GALLUP, N.M. (AP) – Navajo Nation officials who are accused of mismanaging or siphoning tribal government funds should be shamed in the headlines, a tribal lawmaker said this week.

Navajo Nation Council Delegate Leonard Tsosie said local government officials who are even suspected of stealing community funds should have their names and allegations against them published in all the local newspapers.

“If we don’t put their names on headlines, then they’ll continue to get away with it,” Tsosie said during a meeting in Window Rock, Arizona.

His push for a penalty of public humiliation came Tuesday after tribal Auditor General Elizabeth Begay recommended no sanctions against the Crownpoint Chapter in New Mexico, where $25,000 went missing without explanation. The auditor also questioned another $83,000 in costs at the chapter.
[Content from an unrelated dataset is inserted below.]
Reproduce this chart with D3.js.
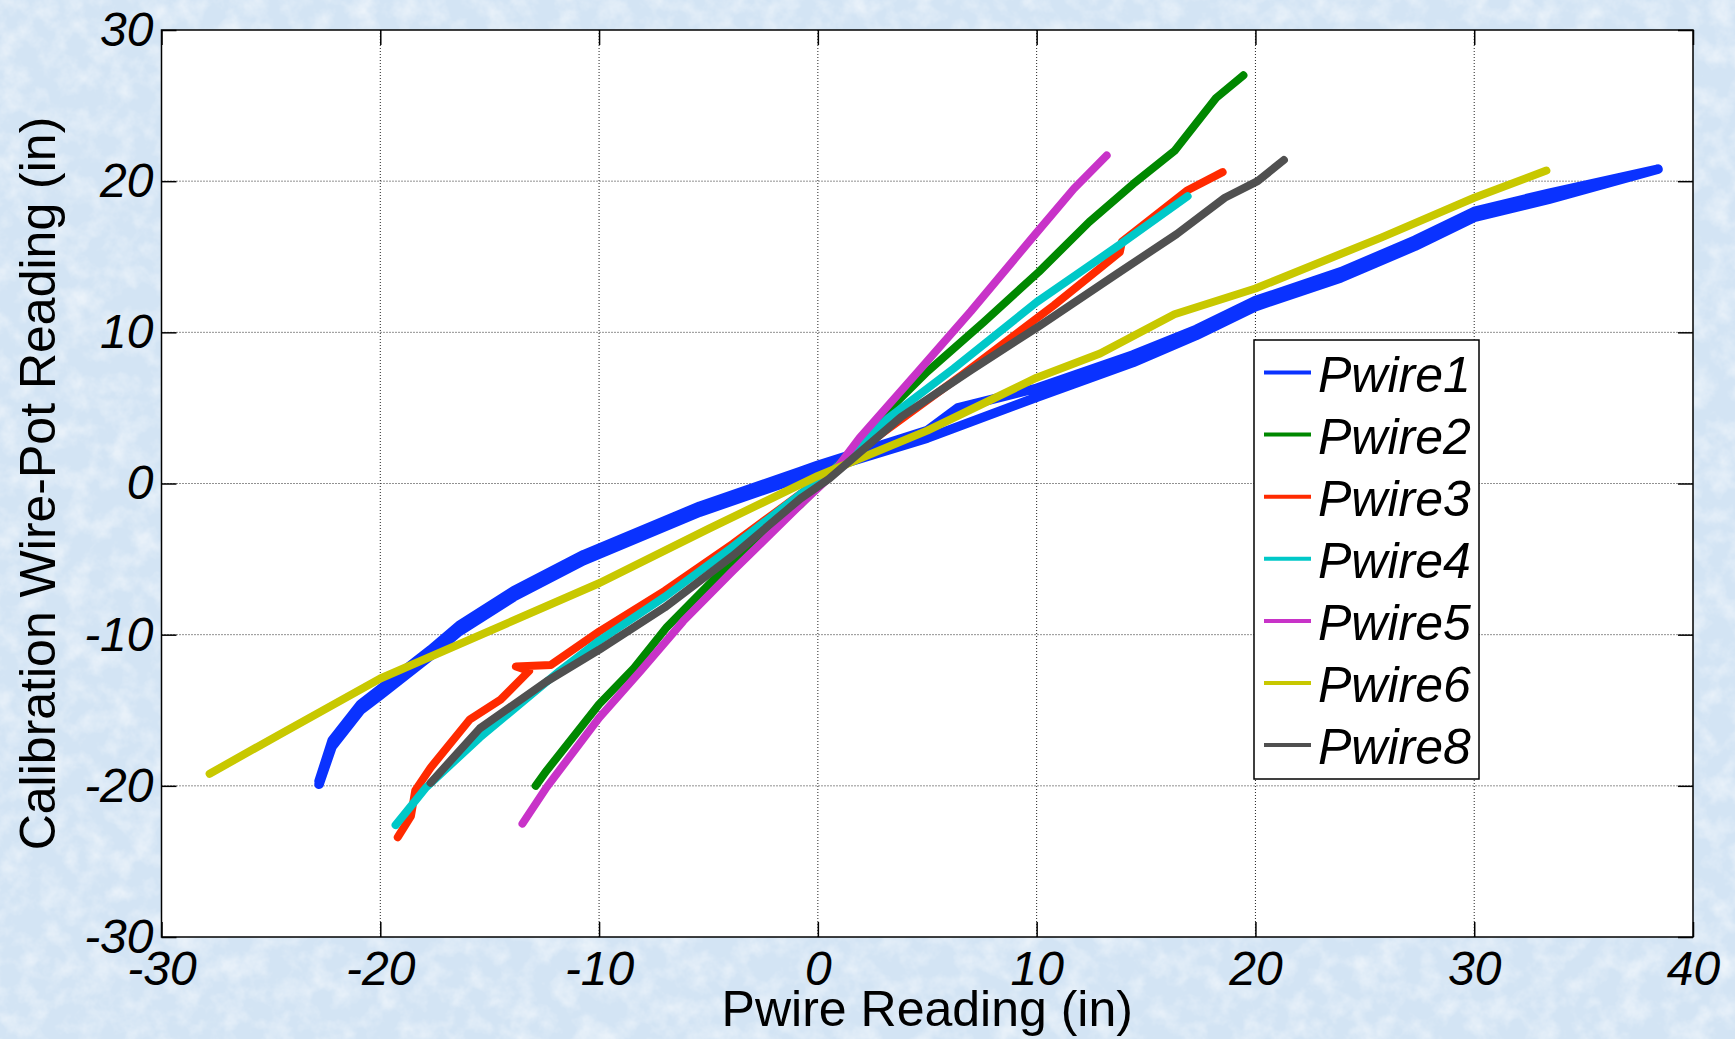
<!DOCTYPE html>
<html>
<head>
<meta charset="utf-8">
<script src="https://cdn.jsdelivr.net/npm/d3@7"></script>
<style>
  html, body { margin: 0; padding: 0; }
  body { width: 1735px; height: 1039px; overflow: hidden; }
  text { font-family: "Liberation Sans", Arial, Helvetica, sans-serif; }
</style>
</head>
<body>
<div id="chart"></div>
<script>
// series, [x, y] in inches
var seriesNames = ["Pwire1", "Pwire2", "Pwire3", "Pwire4", "Pwire5", "Pwire6", "Pwire8"];
var seriesColors = ["#0a32ff", "#008800", "#ff2a00", "#00c8c8", "#c833c8", "#c8c800", "#505050"];

// Pwire1 goes up and comes back a bit lower (hysteresis band)
var pwire1 = [[-22.8,-19.7],[-22.2,-17.0],[-20.9,-14.6],[-20,-13.6],[-17.7,-11.0],[-16.4,-9.4],[-13.9,-7.1],
  [-10.7,-4.7],[-5.4,-1.5],[-0.8,0.8],[0,1.2],[5,3.5],[6.4,5.0],[10,6.3],[14.4,8.5],[17.3,10.2],[20,12.1],
  [23.9,14.0],[27.3,16.1],[30,18.0],[33.4,19.2],[38.4,20.8],
  [33.4,18.8],[30,17.6],[27.3,15.7],[23.9,13.6],[20,11.7],[17.3,9.8],[14.4,8.0],[10,5.7],[5,3.0],[0,0.8],
  [-0.8,0.4],[-5.4,-1.9],[-10.7,-5.1],[-13.9,-7.5],[-16.4,-9.8],[-17.7,-11.4],[-20,-14.0],[-20.9,-15.0],
  [-22.2,-17.4],[-22.8,-19.9]];
var pwire2 = [[-12.9,-20.0],[-12.4,-19.0],[-10,-14.6],[-8.4,-12.2],[-6.9,-9.5],[-3.9,-5.1],[-0.8,-1.4],
  [0.5,0.5],[2.85,4.3],[5,7.4],[7.6,10.7],[10.1,14.0],[12.4,17.3],[14.4,19.8],[16.3,22.0],[18.2,25.5],[19.45,27.0]];
var pwire3 = [[-19.2,-23.4],[-18.6,-22.0],[-18.4,-20.3],[-17.7,-18.8],[-15.9,-15.6],[-14.5,-14.3],[-13.2,-12.4],
  [-13.8,-12.1],[-12.2,-12.0],[-10,-9.8],[-7,-7.1],[-3.9,-4.0],[-0.8,-0.7],[3.2,3.6],[6.6,7.2],[10.8,11.8],
  [13.8,15.3],[13.9,16.0],[16.9,19.4],[18.5,20.6]];
var pwire4 = [[-19.3,-22.6],[-17.9,-20.1],[-15.45,-16.8],[-11.8,-12.4],[-10,-10.4],[-7,-7.5],[-3.9,-4.2],
  [-0.8,-0.7],[0.5,0.6],[3.2,4.3],[6.2,7.6],[10,12.0],[13.8,15.8],[16.9,19.0]];
var pwire5 = [[-13.5,-22.5],[-12.4,-20.1],[-10,-15.5],[-8.1,-12.4],[-6.15,-9.1],[-3.9,-5.8],[-0.8,-1.4],
  [0.6,0.5],[1.9,3.0],[4.7,7.6],[7.0,11.4],[10,16.6],[11.7,19.5],[13.2,21.7]];
var pwire6 = [[-27.8,-19.2],[-24.6,-16.6],[-20,-12.9],[-10,-6.6],[-5,-3.0],[0,0.5],[5,3.5],[10,7.0],
  [12.9,8.6],[16.3,11.2],[20,12.9],[25.8,16.3],[30,18.9],[33.3,20.7]];
var pwire8 = [[-17.7,-19.8],[-15.45,-16.2],[-12.4,-13.1],[-10,-11.0],[-7,-8.2],[-3.9,-4.8],[-0.8,-1.0],
  [0.5,0.3],[3.8,4.4],[7,7.5],[10.1,10.4],[13.6,13.8],[16.4,16.5],[18.6,18.9],[20.1,20.0],[21.3,21.4]];
var seriesData = [pwire1, pwire2, pwire3, pwire4, pwire5, pwire6, pwire8];
var seriesWidths = [9.5, 8, 8, 8, 8, 8, 8];

var xTicks = [-30, -20, -10, 0, 10, 20, 30, 40];
var yTicks = [-30, -20, -10, 0, 10, 20, 30];
var xTitle = "Pwire Reading (in)";
var yTitle = "Calibration Wire-Pot Reading (in)";

// set the dimensions and margins of the graph
var W = 1735, H = 1039;
var margin = {top: 30, right: 42, bottom: 102, left: 161.5},
    width = W - margin.left - margin.right,
    height = H - margin.top - margin.bottom;

var root = d3.select("#chart").append("svg")
    .attr("width", W)
    .attr("height", H);

// paper-like blue background
var defs = root.append("defs");
var f = defs.append("filter").attr("id", "paper")
    .attr("x", 0).attr("y", 0).attr("width", "100%").attr("height", "100%");
f.append("feTurbulence").attr("type", "fractalNoise").attr("baseFrequency", "0.045")
    .attr("numOctaves", 4).attr("seed", 7).attr("result", "n");
f.append("feColorMatrix").attr("in", "n").attr("type", "matrix")
    .attr("values", "0 0 0 0 1  0 0 0 0 1  0 0 0 0 1  1.1 0 0 0 -0.45");
root.append("rect").attr("width", W).attr("height", H).attr("fill", "#d3e4f4");
root.append("rect").attr("width", W).attr("height", H).attr("filter", "url(#paper)");

var svg = root.append("g")
    .attr("transform", "translate(" + margin.left + "," + margin.top + ")");

var x = d3.scaleLinear().domain([-30, 40]).range([0, width]);
var y = d3.scaleLinear().domain([-30, 30]).range([height, 0]);

svg.append("rect").attr("width", width).attr("height", height).attr("fill", "#fff");

// dotted grid
svg.append("g").selectAll("line").data(xTicks.slice(1, -1)).enter().append("line")
    .attr("x1", d => x(d)).attr("x2", d => x(d)).attr("y1", 0).attr("y2", height)
    .attr("stroke", "#222").attr("stroke-width", 1).attr("stroke-dasharray", "1,2");
svg.append("g").selectAll("line").data(yTicks.slice(1, -1)).enter().append("line")
    .attr("y1", d => y(d)).attr("y2", d => y(d)).attr("x1", 0).attr("x2", width)
    .attr("stroke", "#222").attr("stroke-width", 1).attr("stroke-dasharray", "1,2");

// the series
var line = d3.line().x(d => x(d[0])).y(d => y(d[1]));
svg.append("g").selectAll("path").data(seriesData).enter().append("path")
    .attr("d", line)
    .attr("fill", "none")
    .attr("stroke", (d, i) => seriesColors[i])
    .attr("stroke-width", (d, i) => seriesWidths[i])
    .attr("stroke-linejoin", "round")
    .attr("stroke-linecap", "round");

// axes, ticks inside on all four sides
function styleAxis(g) {
  g.select(".domain").remove();
  g.selectAll(".tick line").attr("stroke", "#000").attr("stroke-width", 1.5);
  g.selectAll("text").attr("fill", "#000").style("font-size", "48px").style("font-style", "italic")
    .style("font-family", "'Liberation Sans', Arial, sans-serif");
}
svg.append("g").attr("transform", "translate(0," + height + ")")
    .call(d3.axisBottom(x).tickValues(xTicks).tickFormat(d => String(d)).tickSizeInner(-15).tickSizeOuter(0).tickPadding(14))
    .call(styleAxis);
svg.append("g")
    .call(d3.axisTop(x).tickValues(xTicks).tickFormat("").tickSizeInner(-15).tickSizeOuter(0))
    .call(styleAxis);
svg.append("g")
    .call(d3.axisLeft(y).tickValues(yTicks).tickFormat(d => String(d)).tickSizeInner(-15).tickSizeOuter(0).tickPadding(8))
    .call(styleAxis);
svg.append("g").attr("transform", "translate(" + width + ",0)")
    .call(d3.axisRight(y).tickValues(yTicks).tickFormat("").tickSizeInner(-15).tickSizeOuter(0))
    .call(styleAxis);

svg.append("rect").attr("width", width).attr("height", height)
    .attr("fill", "none").attr("stroke", "#000").attr("stroke-width", 1.5);

// axis titles
root.append("text")
    .attr("x", margin.left + width / 2).attr("y", 1026)
    .attr("text-anchor", "middle")
    .style("font-size", "50px")
    .text(xTitle);
root.append("text")
    .attr("transform", "translate(55," + (margin.top + height / 2) + ") rotate(-90)")
    .attr("text-anchor", "middle")
    .style("font-size", "50px")
    .text(yTitle);

// legend
var lg = root.append("g").attr("transform", "translate(1254,340)");
lg.append("rect").attr("width", 225).attr("height", 439)
    .attr("fill", "#fff").attr("stroke", "#000").attr("stroke-width", 1.5);
var items = lg.selectAll("g.item").data(seriesNames).enter().append("g")
    .attr("class", "item")
    .attr("transform", (d, i) => "translate(0," + (32.5 + i * 62.1) + ")");
items.append("line").attr("x1", 10).attr("x2", 57).attr("y1", 0).attr("y2", 0)
    .attr("stroke", (d, i) => seriesColors[i]).attr("stroke-width", 4);
items.append("text").attr("x", 64).attr("y", 19)
    .style("font-size", "50px").style("font-style", "italic")
    .text(d => d);
</script>
</body>
</html>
The funding gaps were first discovered during a 2011 audit of the chapter, the Gallup Independent reported. They were reported to the tribal ethics office as well as the tribe’s white collar crime unit, Begay said. Chapter officials who appeared linked to the missing money have not been charged. But they are not off the hook, Begay said. The tribe’s white collar crime unit is still investigating, she said.

Though they have not been charged, Crownpoint chapter officials’ names have been withheld. Tsosie said he doesn’t understand the need to conceal their names.

Begay said she plans to discuss Tsosie’s public-shaming proposal with current tribal Attorney General Ethel Branch.

The Tribal Council’s Resources and Development Committee approved the auditor’s report on the Crownpoint Chapter, including the recommendation against sanctions.